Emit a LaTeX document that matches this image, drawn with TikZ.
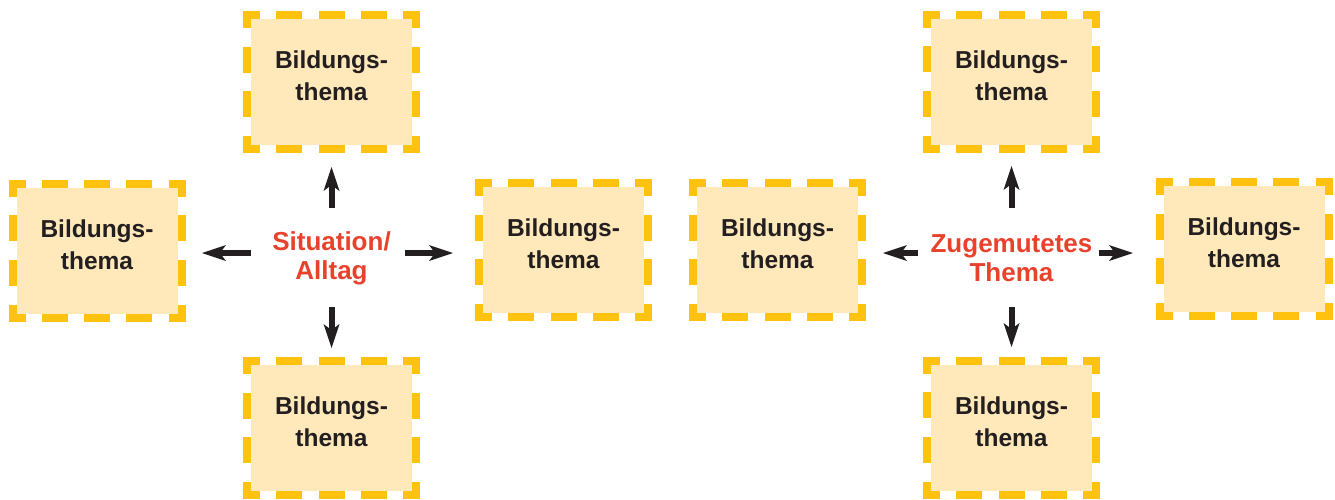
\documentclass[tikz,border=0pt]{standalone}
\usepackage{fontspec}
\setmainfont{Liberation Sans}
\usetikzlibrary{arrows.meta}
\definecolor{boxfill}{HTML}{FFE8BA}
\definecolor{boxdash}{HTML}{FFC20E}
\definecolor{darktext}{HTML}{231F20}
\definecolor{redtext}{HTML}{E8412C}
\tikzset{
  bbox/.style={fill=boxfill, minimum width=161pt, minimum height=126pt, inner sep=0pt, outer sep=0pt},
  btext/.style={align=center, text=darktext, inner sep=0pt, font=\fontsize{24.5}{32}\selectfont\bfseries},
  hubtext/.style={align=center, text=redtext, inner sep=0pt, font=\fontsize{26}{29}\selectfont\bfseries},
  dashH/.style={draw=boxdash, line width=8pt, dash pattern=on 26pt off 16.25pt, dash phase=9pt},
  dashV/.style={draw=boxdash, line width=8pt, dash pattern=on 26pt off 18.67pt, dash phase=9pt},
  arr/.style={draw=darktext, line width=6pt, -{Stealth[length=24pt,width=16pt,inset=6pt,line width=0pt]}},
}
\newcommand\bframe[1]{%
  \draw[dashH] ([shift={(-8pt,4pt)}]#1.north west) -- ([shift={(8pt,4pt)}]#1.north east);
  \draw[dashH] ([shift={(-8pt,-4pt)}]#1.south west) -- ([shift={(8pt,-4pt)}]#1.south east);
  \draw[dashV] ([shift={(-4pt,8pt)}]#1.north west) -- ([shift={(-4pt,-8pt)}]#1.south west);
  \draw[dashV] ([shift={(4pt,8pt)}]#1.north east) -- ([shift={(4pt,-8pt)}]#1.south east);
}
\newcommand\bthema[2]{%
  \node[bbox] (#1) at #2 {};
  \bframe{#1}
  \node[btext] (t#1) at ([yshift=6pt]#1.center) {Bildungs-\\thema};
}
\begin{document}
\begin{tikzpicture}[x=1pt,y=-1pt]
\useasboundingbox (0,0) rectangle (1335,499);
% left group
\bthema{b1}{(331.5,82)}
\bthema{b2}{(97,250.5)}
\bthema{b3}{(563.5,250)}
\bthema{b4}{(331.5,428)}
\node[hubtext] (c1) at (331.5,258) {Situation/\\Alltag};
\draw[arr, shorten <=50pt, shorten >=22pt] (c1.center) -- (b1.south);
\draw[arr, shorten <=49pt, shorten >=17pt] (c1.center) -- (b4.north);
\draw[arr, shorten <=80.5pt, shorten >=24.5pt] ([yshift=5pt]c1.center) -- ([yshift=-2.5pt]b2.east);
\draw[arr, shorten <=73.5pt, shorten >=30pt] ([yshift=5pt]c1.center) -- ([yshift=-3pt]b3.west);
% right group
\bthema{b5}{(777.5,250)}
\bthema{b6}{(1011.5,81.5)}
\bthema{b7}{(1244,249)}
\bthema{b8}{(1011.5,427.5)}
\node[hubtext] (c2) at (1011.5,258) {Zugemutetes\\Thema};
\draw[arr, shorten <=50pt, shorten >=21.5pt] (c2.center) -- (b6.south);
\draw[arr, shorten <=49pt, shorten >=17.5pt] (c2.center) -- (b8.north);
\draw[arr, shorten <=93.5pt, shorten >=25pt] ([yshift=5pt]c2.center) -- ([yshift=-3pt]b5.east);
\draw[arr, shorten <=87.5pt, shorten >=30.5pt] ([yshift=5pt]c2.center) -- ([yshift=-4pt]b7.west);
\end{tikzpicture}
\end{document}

━━━━━━━━━━━━━━━━

◆ The problem ◆
Produce an exact copy of each line of data, skipping embedded images.

◆ Final result ◆
Emit a LaTeX document that matches this image, drawn with TikZ.
\documentclass[tikz,border=0pt]{standalone}
\usepackage{fontspec}
\setmainfont{Liberation Sans}
\usetikzlibrary{arrows.meta}
\definecolor{boxfill}{HTML}{FFE8BA}
\definecolor{boxdash}{HTML}{FFC20E}
\definecolor{darktext}{HTML}{231F20}
\definecolor{redtext}{HTML}{E8412C}
\tikzset{
  bbox/.style={fill=boxfill, minimum width=161pt, minimum height=126pt, inner sep=0pt, outer sep=0pt},
  btext/.style={align=center, text=darktext, inner sep=0pt, font=\fontsize{24.5}{32}\selectfont\bfseries},
  hubtext/.style={align=center, text=redtext, inner sep=0pt, font=\fontsize{26}{29}\selectfont\bfseries},
  dashH/.style={draw=boxdash, line width=8pt, dash pattern=on 26pt off 16.25pt, dash phase=9pt},
  dashV/.style={draw=boxdash, line width=8pt, dash pattern=on 26pt off 18.67pt, dash phase=9pt},
  arr/.style={draw=darktext, line width=6pt, -{Stealth[length=24pt,width=16pt,inset=6pt,line width=0pt]}},
}
\newcommand\bframe[1]{%
  \draw[dashH] ([shift={(-8pt,4pt)}]#1.north west) -- ([shift={(8pt,4pt)}]#1.north east);
  \draw[dashH] ([shift={(-8pt,-4pt)}]#1.south west) -- ([shift={(8pt,-4pt)}]#1.south east);
  \draw[dashV] ([shift={(-4pt,8pt)}]#1.north west) -- ([shift={(-4pt,-8pt)}]#1.south west);
  \draw[dashV] ([shift={(4pt,8pt)}]#1.north east) -- ([shift={(4pt,-8pt)}]#1.south east);
}
\newcommand\bthema[2]{%
  \node[bbox] (#1) at #2 {};
  \bframe{#1}
  \node[btext] (t#1) at ([yshift=6pt]#1.center) {Bildungs-\\thema};
}
\begin{document}
\begin{tikzpicture}[x=1pt,y=-1pt]
\useasboundingbox (0,0) rectangle (1335,499);
% left group
\bthema{b1}{(331.5,82)}
\bthema{b2}{(97,250.5)}
\bthema{b3}{(563.5,250)}
\bthema{b4}{(331.5,428)}
\node[hubtext] (c1) at (331.5,258) {Situation/\\Alltag};
\draw[arr, shorten <=50pt, shorten >=22pt] (c1.center) -- (b1.south);
\draw[arr, shorten <=49pt, shorten >=17pt] (c1.center) -- (b4.north);
\draw[arr, shorten <=80.5pt, shorten >=24.5pt] ([yshift=5pt]c1.center) -- ([yshift=-2.5pt]b2.east);
\draw[arr, shorten <=73.5pt, shorten >=30pt] ([yshift=5pt]c1.center) -- ([yshift=-3pt]b3.west);
% right group
\bthema{b5}{(777.5,250)}
\bthema{b6}{(1011.5,81.5)}
\bthema{b7}{(1244,249)}
\bthema{b8}{(1011.5,427.5)}
\node[hubtext] (c2) at (1011.5,258) {Zugemutetes\\Thema};
\draw[arr, shorten <=50pt, shorten >=21.5pt] (c2.center) -- (b6.south);
\draw[arr, shorten <=49pt, shorten >=17.5pt] (c2.center) -- (b8.north);
\draw[arr, shorten <=93.5pt, shorten >=25pt] ([yshift=5pt]c2.center) -- ([yshift=-3pt]b5.east);
\draw[arr, shorten <=87.5pt, shorten >=30.5pt] ([yshift=5pt]c2.center) -- ([yshift=-4pt]b7.west);
\end{tikzpicture}
\end{document}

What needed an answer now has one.